TASK DIRECTIONS:
For this exercise, write out exactly, and only, the lines running from the line that contains "Generate a Python" through the line that contains "plt.rcParams['font.family'] = ['Liberation".

DATA EXTRACT:
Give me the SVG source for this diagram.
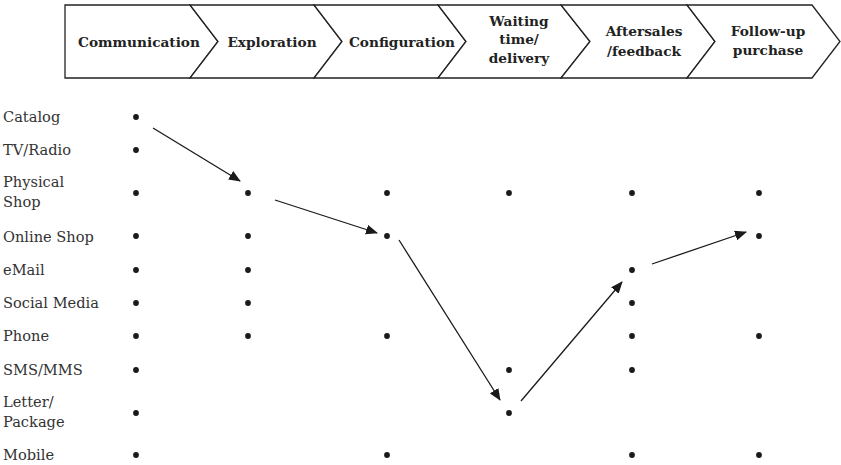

--

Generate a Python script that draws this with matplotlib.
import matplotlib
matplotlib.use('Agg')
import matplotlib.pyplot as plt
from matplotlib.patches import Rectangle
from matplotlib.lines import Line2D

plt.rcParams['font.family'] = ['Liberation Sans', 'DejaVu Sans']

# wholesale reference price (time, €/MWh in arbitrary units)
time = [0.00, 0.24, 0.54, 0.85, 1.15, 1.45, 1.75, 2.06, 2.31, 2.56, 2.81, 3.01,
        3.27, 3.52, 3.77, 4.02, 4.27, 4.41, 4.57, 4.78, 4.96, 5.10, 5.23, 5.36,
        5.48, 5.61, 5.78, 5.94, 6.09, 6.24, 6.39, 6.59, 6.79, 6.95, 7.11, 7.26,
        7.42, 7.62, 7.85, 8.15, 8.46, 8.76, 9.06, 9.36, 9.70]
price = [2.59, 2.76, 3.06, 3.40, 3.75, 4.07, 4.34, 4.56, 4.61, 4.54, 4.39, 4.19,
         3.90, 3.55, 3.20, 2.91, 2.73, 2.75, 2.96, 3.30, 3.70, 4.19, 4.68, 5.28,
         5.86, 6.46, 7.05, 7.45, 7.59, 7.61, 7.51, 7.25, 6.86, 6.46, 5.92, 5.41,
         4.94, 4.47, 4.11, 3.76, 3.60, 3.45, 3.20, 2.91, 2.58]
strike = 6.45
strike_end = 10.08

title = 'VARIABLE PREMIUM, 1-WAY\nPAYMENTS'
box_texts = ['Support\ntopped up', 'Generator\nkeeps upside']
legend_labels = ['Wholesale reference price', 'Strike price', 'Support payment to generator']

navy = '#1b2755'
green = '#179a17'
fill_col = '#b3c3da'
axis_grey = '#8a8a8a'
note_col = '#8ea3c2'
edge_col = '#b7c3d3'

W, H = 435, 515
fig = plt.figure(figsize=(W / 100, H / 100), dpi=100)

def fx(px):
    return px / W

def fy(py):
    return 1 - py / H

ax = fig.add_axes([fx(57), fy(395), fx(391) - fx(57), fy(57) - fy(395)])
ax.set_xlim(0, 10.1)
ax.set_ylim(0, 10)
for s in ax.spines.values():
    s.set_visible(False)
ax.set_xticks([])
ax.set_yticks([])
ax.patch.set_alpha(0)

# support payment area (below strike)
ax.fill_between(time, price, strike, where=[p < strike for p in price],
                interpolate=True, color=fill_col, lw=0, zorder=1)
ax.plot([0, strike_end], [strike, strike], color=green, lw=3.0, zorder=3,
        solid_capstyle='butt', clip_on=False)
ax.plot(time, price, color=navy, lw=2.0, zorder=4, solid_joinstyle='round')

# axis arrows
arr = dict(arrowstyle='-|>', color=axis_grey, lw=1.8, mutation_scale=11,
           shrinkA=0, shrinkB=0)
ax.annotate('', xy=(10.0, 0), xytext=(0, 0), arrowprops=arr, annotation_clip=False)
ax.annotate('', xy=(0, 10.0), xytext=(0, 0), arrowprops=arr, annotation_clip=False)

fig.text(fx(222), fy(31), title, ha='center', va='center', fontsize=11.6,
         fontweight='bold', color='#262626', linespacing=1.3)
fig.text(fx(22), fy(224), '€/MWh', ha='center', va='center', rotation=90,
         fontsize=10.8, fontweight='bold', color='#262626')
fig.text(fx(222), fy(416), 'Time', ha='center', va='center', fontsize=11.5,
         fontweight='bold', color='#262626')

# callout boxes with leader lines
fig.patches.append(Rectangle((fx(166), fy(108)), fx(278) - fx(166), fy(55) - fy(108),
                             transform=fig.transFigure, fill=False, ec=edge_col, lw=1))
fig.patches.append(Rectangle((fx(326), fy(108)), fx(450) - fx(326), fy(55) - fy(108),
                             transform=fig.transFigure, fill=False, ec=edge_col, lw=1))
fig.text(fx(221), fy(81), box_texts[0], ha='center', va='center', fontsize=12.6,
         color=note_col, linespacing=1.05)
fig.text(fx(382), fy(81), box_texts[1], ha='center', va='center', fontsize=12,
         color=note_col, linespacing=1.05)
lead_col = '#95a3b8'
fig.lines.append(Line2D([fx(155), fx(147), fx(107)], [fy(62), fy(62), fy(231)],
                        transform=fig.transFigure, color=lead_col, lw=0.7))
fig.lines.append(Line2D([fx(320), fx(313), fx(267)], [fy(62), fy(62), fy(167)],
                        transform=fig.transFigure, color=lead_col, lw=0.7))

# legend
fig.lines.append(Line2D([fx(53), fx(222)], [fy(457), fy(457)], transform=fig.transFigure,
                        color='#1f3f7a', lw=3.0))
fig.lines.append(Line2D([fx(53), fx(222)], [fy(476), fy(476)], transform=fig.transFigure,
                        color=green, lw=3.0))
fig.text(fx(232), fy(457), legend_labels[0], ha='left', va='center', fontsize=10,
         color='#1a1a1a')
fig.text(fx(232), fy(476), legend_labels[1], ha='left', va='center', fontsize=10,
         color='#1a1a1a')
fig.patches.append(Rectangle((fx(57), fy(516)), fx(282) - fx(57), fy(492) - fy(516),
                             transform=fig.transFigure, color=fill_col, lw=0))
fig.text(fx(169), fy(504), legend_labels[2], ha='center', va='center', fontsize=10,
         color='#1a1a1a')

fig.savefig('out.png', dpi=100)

* * *

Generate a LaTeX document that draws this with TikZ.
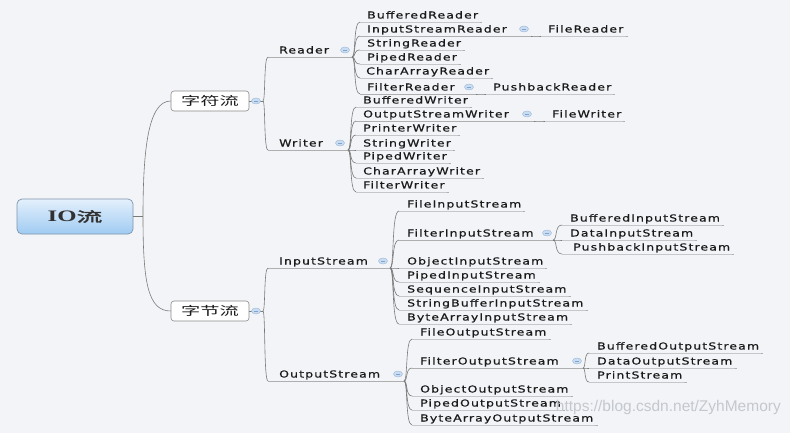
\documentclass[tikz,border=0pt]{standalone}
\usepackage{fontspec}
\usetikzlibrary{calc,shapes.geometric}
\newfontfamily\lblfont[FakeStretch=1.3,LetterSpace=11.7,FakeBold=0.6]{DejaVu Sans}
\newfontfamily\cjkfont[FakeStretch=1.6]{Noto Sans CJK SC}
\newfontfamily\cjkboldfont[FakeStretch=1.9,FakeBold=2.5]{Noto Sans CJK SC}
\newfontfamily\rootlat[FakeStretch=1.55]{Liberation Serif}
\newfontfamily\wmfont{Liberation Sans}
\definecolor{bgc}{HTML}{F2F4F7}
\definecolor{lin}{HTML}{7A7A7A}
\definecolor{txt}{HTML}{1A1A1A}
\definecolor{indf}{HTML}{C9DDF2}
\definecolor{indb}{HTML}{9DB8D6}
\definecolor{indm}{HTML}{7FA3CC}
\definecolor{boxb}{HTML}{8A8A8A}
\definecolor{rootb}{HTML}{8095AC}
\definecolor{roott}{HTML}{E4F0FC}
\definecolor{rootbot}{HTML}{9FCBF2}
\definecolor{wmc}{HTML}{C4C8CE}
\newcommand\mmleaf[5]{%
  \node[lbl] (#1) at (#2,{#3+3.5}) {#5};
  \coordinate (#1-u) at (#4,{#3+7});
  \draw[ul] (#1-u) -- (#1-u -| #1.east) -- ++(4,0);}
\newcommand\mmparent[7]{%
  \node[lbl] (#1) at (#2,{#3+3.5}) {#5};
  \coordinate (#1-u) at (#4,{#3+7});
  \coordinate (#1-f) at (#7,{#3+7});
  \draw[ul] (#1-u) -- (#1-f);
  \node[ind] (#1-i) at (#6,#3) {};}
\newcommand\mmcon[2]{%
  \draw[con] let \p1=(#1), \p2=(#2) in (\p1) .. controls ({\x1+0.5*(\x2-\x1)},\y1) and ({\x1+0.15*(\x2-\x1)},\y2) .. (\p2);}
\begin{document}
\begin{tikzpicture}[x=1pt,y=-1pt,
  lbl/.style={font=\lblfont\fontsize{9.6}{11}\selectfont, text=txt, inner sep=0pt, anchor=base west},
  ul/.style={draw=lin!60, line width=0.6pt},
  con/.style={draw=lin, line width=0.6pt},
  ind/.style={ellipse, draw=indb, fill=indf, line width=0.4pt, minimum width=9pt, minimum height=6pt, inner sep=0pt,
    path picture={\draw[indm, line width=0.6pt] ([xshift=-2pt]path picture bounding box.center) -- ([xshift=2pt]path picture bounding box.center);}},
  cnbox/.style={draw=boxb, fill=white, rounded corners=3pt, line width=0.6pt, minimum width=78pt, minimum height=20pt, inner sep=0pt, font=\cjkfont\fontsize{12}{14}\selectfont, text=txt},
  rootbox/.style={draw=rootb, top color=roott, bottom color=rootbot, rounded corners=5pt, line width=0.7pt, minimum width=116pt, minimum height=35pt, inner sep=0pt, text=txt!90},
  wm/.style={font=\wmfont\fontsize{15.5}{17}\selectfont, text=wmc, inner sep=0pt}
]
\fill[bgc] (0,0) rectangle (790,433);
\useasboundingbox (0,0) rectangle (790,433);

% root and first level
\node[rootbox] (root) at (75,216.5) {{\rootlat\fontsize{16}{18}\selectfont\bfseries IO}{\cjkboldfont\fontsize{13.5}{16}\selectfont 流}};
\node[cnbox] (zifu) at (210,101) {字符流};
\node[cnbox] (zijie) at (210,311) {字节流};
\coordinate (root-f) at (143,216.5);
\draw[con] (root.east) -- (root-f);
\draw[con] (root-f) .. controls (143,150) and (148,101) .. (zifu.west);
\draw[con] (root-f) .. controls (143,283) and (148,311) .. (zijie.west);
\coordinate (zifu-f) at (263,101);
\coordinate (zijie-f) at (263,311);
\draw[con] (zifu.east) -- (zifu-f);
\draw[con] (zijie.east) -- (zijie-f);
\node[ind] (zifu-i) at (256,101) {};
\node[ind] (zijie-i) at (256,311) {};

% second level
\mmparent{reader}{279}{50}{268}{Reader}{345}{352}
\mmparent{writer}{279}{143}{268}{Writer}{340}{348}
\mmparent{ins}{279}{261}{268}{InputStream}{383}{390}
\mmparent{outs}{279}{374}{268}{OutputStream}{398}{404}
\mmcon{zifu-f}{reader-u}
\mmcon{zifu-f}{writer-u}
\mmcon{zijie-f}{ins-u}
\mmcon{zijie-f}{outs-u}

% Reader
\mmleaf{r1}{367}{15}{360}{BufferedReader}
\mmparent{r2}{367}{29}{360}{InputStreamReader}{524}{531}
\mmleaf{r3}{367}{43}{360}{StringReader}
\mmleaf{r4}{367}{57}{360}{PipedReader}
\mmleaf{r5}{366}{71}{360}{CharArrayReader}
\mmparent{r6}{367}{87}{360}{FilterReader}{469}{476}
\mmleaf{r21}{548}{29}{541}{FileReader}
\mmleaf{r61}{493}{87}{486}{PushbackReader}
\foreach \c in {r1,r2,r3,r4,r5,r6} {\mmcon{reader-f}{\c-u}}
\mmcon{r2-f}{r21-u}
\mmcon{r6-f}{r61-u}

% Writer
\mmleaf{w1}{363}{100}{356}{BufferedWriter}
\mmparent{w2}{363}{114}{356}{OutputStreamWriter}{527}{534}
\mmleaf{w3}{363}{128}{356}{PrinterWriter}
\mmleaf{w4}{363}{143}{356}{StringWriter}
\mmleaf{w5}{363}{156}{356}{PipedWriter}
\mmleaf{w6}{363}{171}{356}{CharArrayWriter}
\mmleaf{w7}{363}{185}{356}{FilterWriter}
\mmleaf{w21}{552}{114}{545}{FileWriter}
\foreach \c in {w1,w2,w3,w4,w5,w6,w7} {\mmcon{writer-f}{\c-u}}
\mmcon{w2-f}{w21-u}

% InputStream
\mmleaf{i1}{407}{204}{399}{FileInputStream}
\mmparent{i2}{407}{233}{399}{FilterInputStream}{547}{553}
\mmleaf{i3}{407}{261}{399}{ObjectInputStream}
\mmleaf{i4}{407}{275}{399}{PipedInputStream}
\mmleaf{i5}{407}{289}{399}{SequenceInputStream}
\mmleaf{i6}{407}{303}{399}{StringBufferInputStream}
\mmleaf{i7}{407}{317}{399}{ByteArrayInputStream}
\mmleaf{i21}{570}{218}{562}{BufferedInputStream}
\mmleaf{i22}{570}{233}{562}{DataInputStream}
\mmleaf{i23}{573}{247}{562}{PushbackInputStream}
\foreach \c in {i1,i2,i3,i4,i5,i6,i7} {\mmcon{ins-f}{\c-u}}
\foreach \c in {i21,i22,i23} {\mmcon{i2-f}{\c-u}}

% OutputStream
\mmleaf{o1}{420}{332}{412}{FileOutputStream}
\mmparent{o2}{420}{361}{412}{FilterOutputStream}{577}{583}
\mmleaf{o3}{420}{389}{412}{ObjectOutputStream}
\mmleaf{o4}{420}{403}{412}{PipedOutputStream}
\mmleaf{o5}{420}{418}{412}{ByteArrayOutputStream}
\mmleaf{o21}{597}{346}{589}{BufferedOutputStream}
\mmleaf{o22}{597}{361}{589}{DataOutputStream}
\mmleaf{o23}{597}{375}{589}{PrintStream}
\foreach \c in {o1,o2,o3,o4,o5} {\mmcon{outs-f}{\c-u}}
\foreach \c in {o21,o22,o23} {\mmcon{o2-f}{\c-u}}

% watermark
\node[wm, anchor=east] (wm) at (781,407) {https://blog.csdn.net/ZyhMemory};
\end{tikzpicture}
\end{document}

THE RESPONSE:
Generate a Python script that draws this with matplotlib.
import matplotlib
matplotlib.use('Agg')
import matplotlib.pyplot as plt
from matplotlib.patches import Rectangle
from matplotlib.lines import Line2D

plt.rcParams['font.family'] = ['Liberation Sans', 'DejaVu Sans']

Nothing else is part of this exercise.